One missed survey. One wrong address. One six-figure judgment heading back to court
A botched REO sale just cost U.S. Bank and SN Servicing a six-figure judgment after they sold a buyer the wrong house.
The mix-up started with a foreclosure in Shelby County, Alabama. Elizabeth Ellison had taken out a loan back in 2007, secured by a mortgage on a Shelby County property. The loan eventually landed with U.S. Bank Trust National Association, as trustee of the Igloo Series IV Trust, with SN Servicing Corporation handling it. Ellison fell behind, and in April 2022, U.S. Bank picked up the property at a foreclosure sale. The foreclosure deed identified the address as 77 Wildwood Chapel Road in Columbiana.
Here is where things got messy. SN Servicing hired a real-estate broker, Paul Garris, to sell the property. Garris drove out to check who was living there, but he could not find any house or mailbox marked 77 along the road. That is not unusual for rural properties, he later testified, so he pulled the tax records, which pointed him to what looked like a bricked-over double-wide trailer. He knocked on the door and found Ellison still inside. She told him the address was actually 67 Wildwood Chapel Road, though it might have been 77 at some point in the past. She also said she did not realize the property had been foreclosed but figured it might have been since she was several months behind on payments.
So nobody really knew which property the bank had actually foreclosed on. And here is the thing, nobody bothered to find out. No survey was ordered. Ellison was paid $3,500 to vacate. Garris listed the property as 77 Wildwood Chapel Road, an address he later acknowledged does not exist.
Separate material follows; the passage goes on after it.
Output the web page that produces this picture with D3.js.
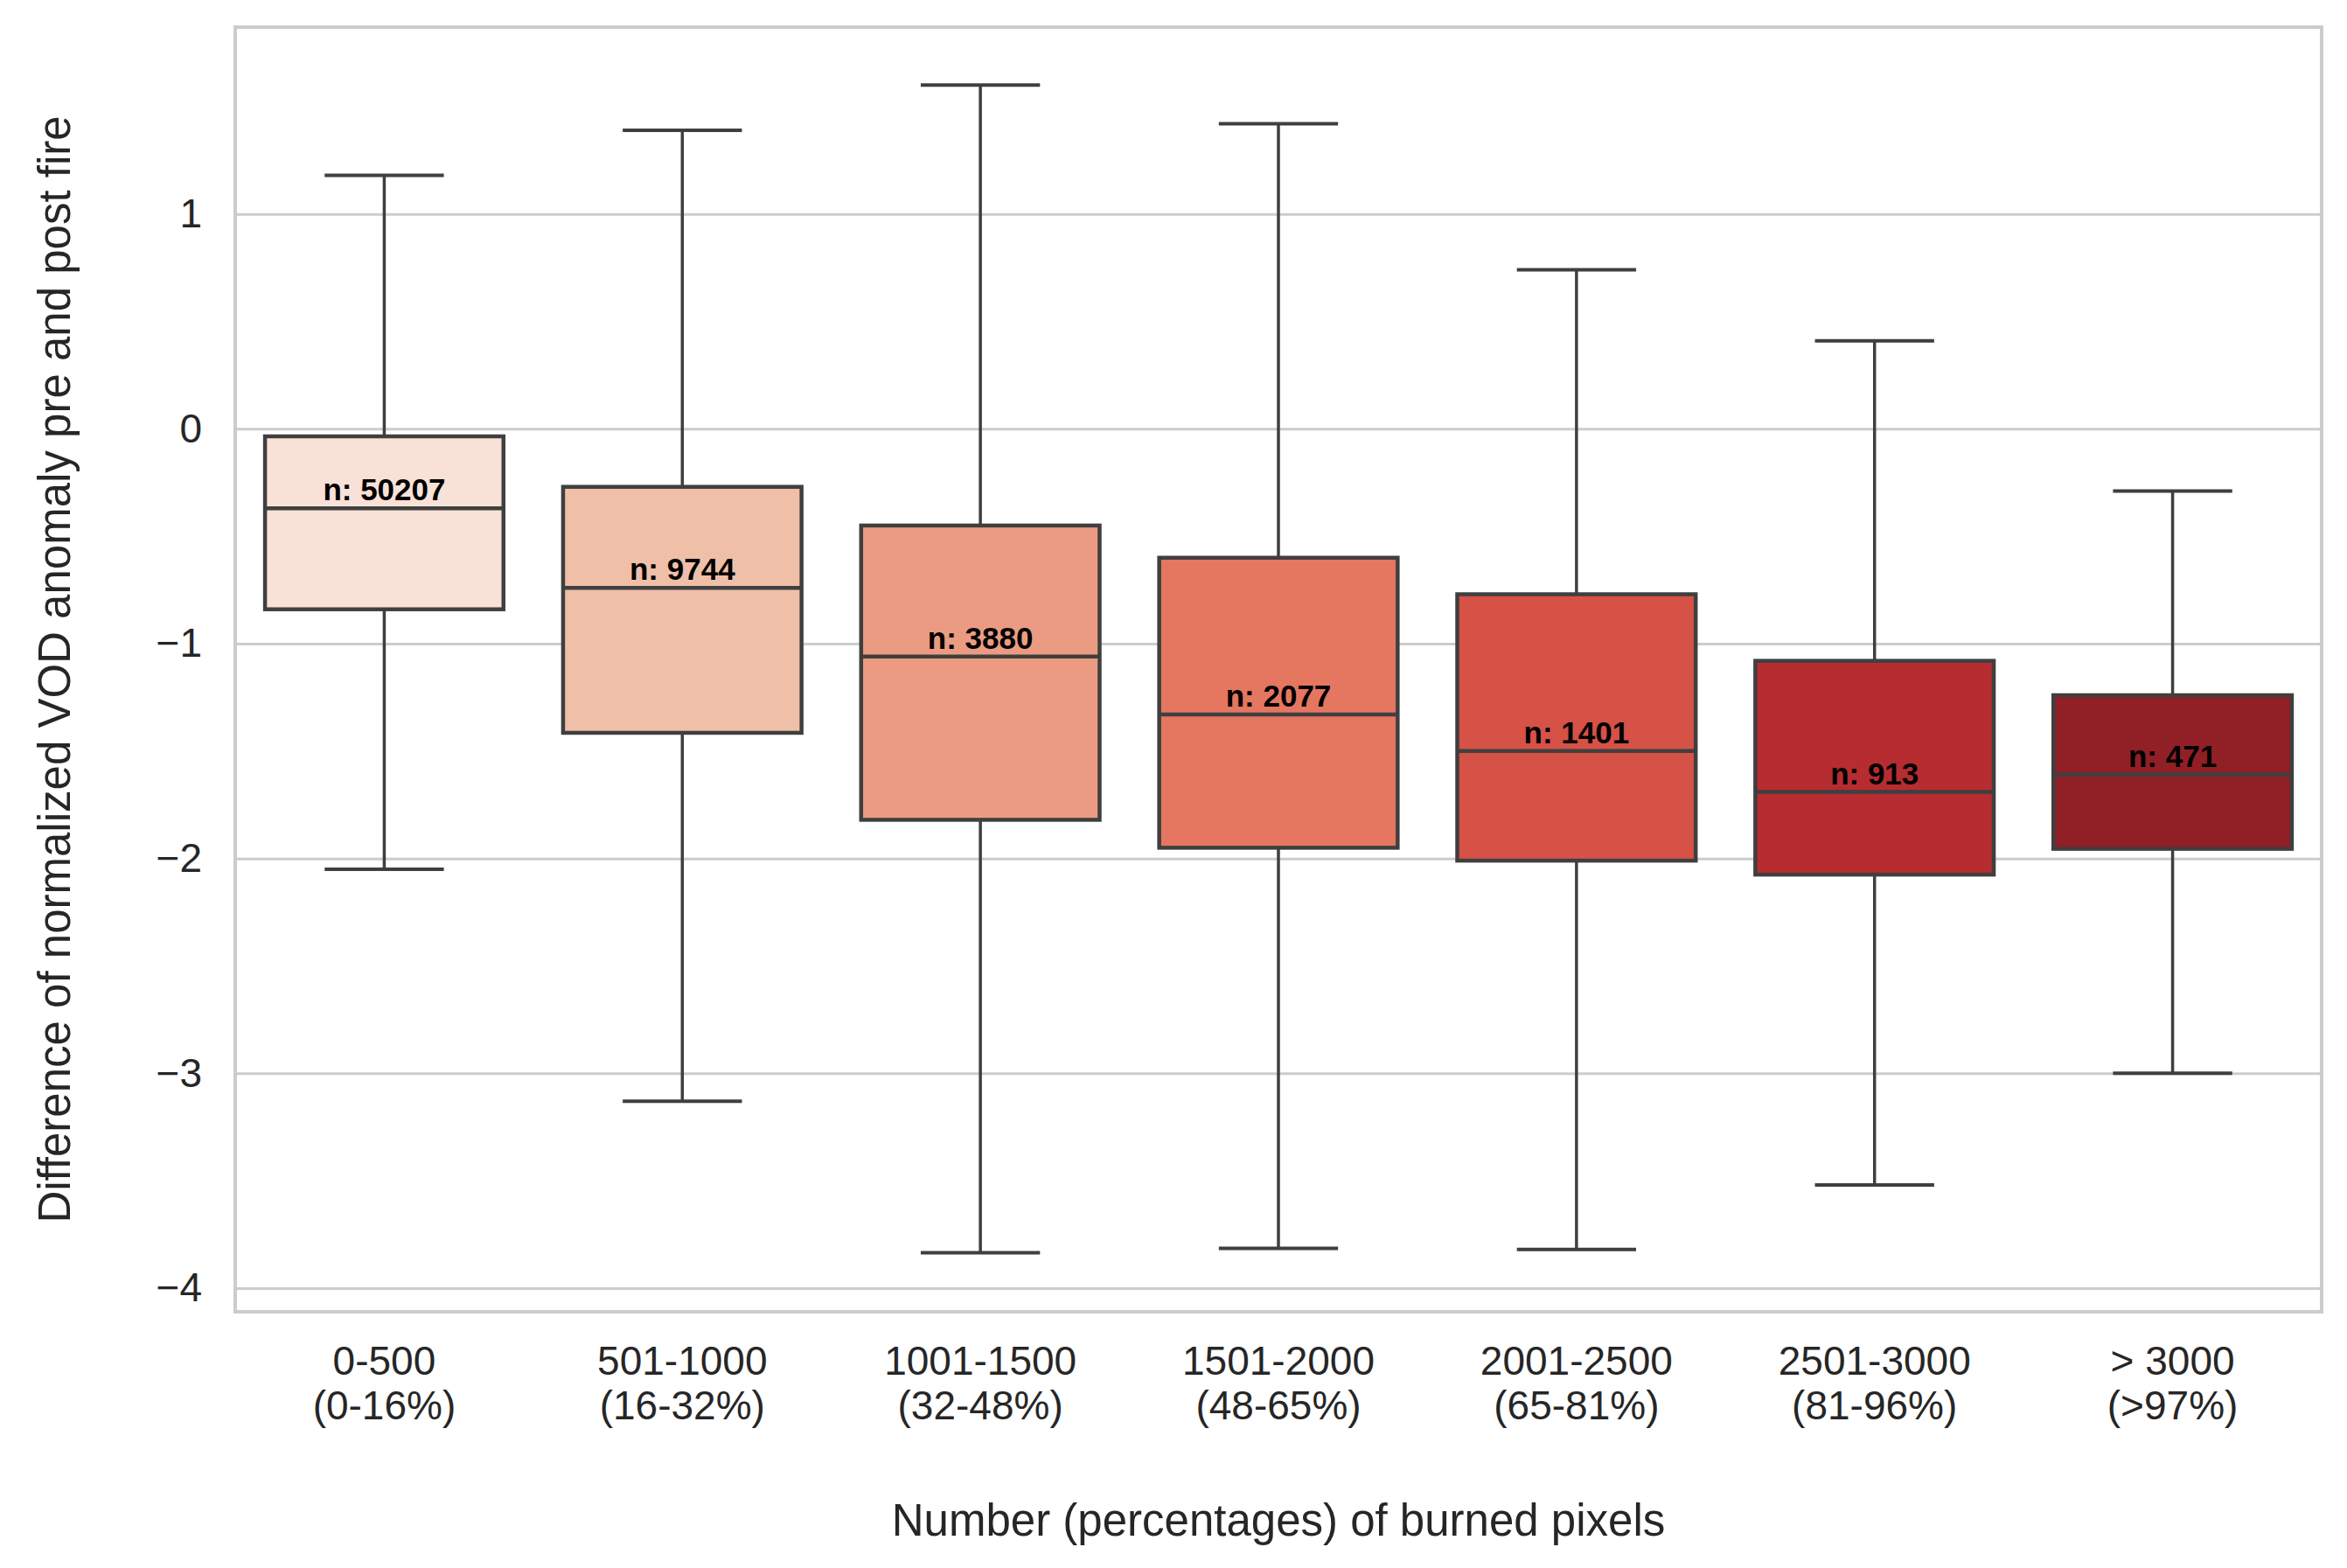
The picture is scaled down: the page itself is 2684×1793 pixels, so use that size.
<!DOCTYPE html>
<html>
<head>
<meta charset="utf-8">
<script src="https://cdn.jsdelivr.net/npm/d3@7"></script>
<style>
  body { margin: 0; background: #fff; }
  svg { display: block; font-family: "Liberation Sans", Arial, sans-serif; }
</style>
</head>
<body>
<svg id="chart" width="2684" height="1793"></svg>
<script>
// burned pixel classes
var categories = ["0-500", "501-1000", "1001-1500", "1501-2000", "2001-2500", "2501-3000", "> 3000"];
var percentLabels = ["(0-16%)", "(16-32%)", "(32-48%)", "(48-65%)", "(65-81%)", "(81-96%)", "(>97%)"];

// box statistics
var whiskerHigh = [1.18, 1.39, 1.60, 1.42, 0.74, 0.41, -0.29];
var q3 = [-0.035, -0.27, -0.45, -0.60, -0.77, -1.08, -1.24];
var medians = [-0.37, -0.74, -1.06, -1.33, -1.50, -1.69, -1.61];
var q1 = [-0.84, -1.415, -1.82, -1.95, -2.01, -2.075, -1.955];
var whiskerLow = [-2.05, -3.13, -3.835, -3.815, -3.82, -3.52, -3.00];
var counts = [50207, 9744, 3880, 2077, 1401, 913, 471];

var yTicks = [-4, -3, -2, -1, 0, 1];
var boxColors = ["#f8e1d6", "#f0bfa8", "#eb9b82", "#e57660", "#d65146", "#b62c31", "#911f26"];

var svg = d3.select("#chart"),
	margin = {top: 31, right: 29, bottom: 293, left: 269},
	width = +svg.attr("width") - margin.left - margin.right,
	height = +svg.attr("height") - margin.top - margin.bottom;

var x = d3.scaleBand().domain(categories).range([0, width]).paddingInner(0).paddingOuter(0);
var y = d3.scaleLinear().domain([-4.11, 1.87]).range([height, 0]);

var g = svg.append("g")
	.attr("transform", "translate(" + margin.left + "," + margin.top + ")");

var data = categories.map(function(c, i) {
	return {cat: c, pct: percentLabels[i], hi: whiskerHigh[i], q3: q3[i], med: medians[i],
		q1: q1[i], lo: whiskerLow[i], n: counts[i], color: boxColors[i]};
});

// grid + y ticks
var yAxis = g.append("g")
	.attr("class", "axis axis--y")
	.call(d3.axisLeft(y).tickValues(yTicks).tickSize(-width).tickPadding(38)
		.tickFormat(function(d) { return d < 0 ? "\u2212" + Math.abs(d) : d; }));
yAxis.select(".domain").remove();
yAxis.selectAll("line").attr("stroke", "#cccccc").attr("stroke-width", 3);
yAxis.selectAll("text").attr("font-size", 46).attr("fill", "#262626")
	.attr("font-family", "Liberation Sans, Arial, sans-serif");

// x ticks, two lines each
var xAxis = g.append("g")
	.attr("class", "axis axis--x")
	.attr("transform", "translate(0," + height + ")")
	.call(d3.axisBottom(x).tickSize(0).tickFormat(""));
xAxis.select(".domain").remove();
xAxis.selectAll(".tick").each(function(d, i) {
	var t = d3.select(this).append("text")
		.attr("fill", "#262626")
		.attr("font-size", 46)
		.attr("text-anchor", "middle")
		.attr("font-family", "Liberation Sans, Arial, sans-serif");
	t.append("tspan").attr("x", 0).attr("y", 72).text(d);
	t.append("tspan").attr("x", 0).attr("y", 123).text(percentLabels[i]);
});

// frame
g.append("rect")
	.attr("x", 0).attr("y", 0)
	.attr("width", width).attr("height", height)
	.attr("fill", "none")
	.attr("stroke", "#cccccc")
	.attr("stroke-width", 4);

var boxW = x.bandwidth() * 0.8,
	capW = boxW * 0.5,
	lineCol = "#3f3f3f";

var box = g.selectAll(".box")
	.data(data)
	.enter().append("g")
	.attr("class", "box")
	.attr("transform", function(d) { return "translate(" + (x(d.cat) + x.bandwidth() / 2) + ",0)"; });

// whiskers
box.append("line")
	.attr("x1", 0).attr("x2", 0)
	.attr("y1", function(d) { return y(d.hi); })
	.attr("y2", function(d) { return y(d.q3); })
	.attr("stroke", lineCol).attr("stroke-width", 3.5);
box.append("line")
	.attr("x1", 0).attr("x2", 0)
	.attr("y1", function(d) { return y(d.q1); })
	.attr("y2", function(d) { return y(d.lo); })
	.attr("stroke", lineCol).attr("stroke-width", 3.5);

// caps
box.append("line")
	.attr("x1", -capW / 2).attr("x2", capW / 2)
	.attr("y1", function(d) { return y(d.hi); })
	.attr("y2", function(d) { return y(d.hi); })
	.attr("stroke", lineCol).attr("stroke-width", 4);
box.append("line")
	.attr("x1", -capW / 2).attr("x2", capW / 2)
	.attr("y1", function(d) { return y(d.lo); })
	.attr("y2", function(d) { return y(d.lo); })
	.attr("stroke", lineCol).attr("stroke-width", 4);

// boxes
box.append("rect")
	.attr("x", -boxW / 2)
	.attr("width", boxW)
	.attr("y", function(d) { return y(d.q3); })
	.attr("height", function(d) { return y(d.q1) - y(d.q3); })
	.attr("fill", function(d) { return d.color; })
	.attr("stroke", lineCol)
	.attr("stroke-width", 4.5);

// medians
box.append("line")
	.attr("x1", -boxW / 2).attr("x2", boxW / 2)
	.attr("y1", function(d) { return y(d.med); })
	.attr("y2", function(d) { return y(d.med); })
	.attr("stroke", lineCol).attr("stroke-width", 4.5);

// counts
box.append("text")
	.attr("x", 0)
	.attr("y", function(d) { return y(d.med) - 9; })
	.attr("text-anchor", "middle")
	.attr("font-size", 35)
	.attr("font-weight", "bold")
	.attr("fill", "#000")
	.text(function(d) { return "n: " + d.n; });

// axis labels
svg.append("text")
	.attr("x", margin.left + width / 2)
	.attr("y", 1756)
	.attr("text-anchor", "middle")
	.attr("font-size", 51)
	.attr("fill", "#262626")
	.text("Number (percentages) of burned pixels");

svg.append("text")
	.attr("transform", "translate(80," + (margin.top + height / 2) + ") rotate(-90)")
	.attr("text-anchor", "middle")
	.attr("font-size", 51)
	.attr("fill", "#262626")
	.text("Difference of normalized VOD anomaly pre and post fire");
</script>
</body>
</html>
A few months later, in August 2022, Marco Bonilla agreed to buy the place for $95,000. The contract started with the address as 67 Wildwood, then got amended to 77 Wildwood before closing. The contract recommended a survey. Bonilla skipped it. He closed, took the keys to the double-wide trailer, and figured he owned it.
He did not.
Bonilla only found out something was off when he tried to sell the trailer to another buyer for $114,000. A title company ran the numbers and told him the legal description on his deed did not match the property he had been handed. The house he had actually bought was 101 Wildwood Chapel Road, a couple of doors down, and it appraised for only a little more than half the value of the trailer he had been living in.
Bonilla sued. He claimed conversion, breach of contract, negligence, wantonness, and asked the court to rescind the deed entirely. The trial court agreed on everything, undid the sale, ordered Bonilla to quitclaim his property back to U.S. Bank, and handed him $114,000 in compensatory damages, $14,913.70 in interest, and $75,000 in punitive damages.
The bank and the servicer appealed. They argued the sale was sold as is and that Bonilla should have ordered the survey he was offered. On May 15, 2026, the Alabama Supreme Court was not persuaded on the core of the case. It affirmed the rescission and the compensatory damages. The as-is argument had been abandoned on appeal, and the court noted that a buyer's failure to get a survey is not a defense to a conversion claim, since conversion is an intentional tort and contributory negligence does not apply.
The court did throw out the $75,000 punitive award, though. Whether the defendants acted wantonly or just made a sloppy mistake, the justices said, is a call for a jury, not a judge on summary judgment. That piece is heading back to the trial court.
For mortgage servicers handling REO, the takeaway lands hard. Identify the parcel before you list it. A $3,500 cash-for-keys deal and a wrong-address listing turned into a rescinded sale, a refunded purchase price, lost-profit damages, and a wantonness claim still on the table.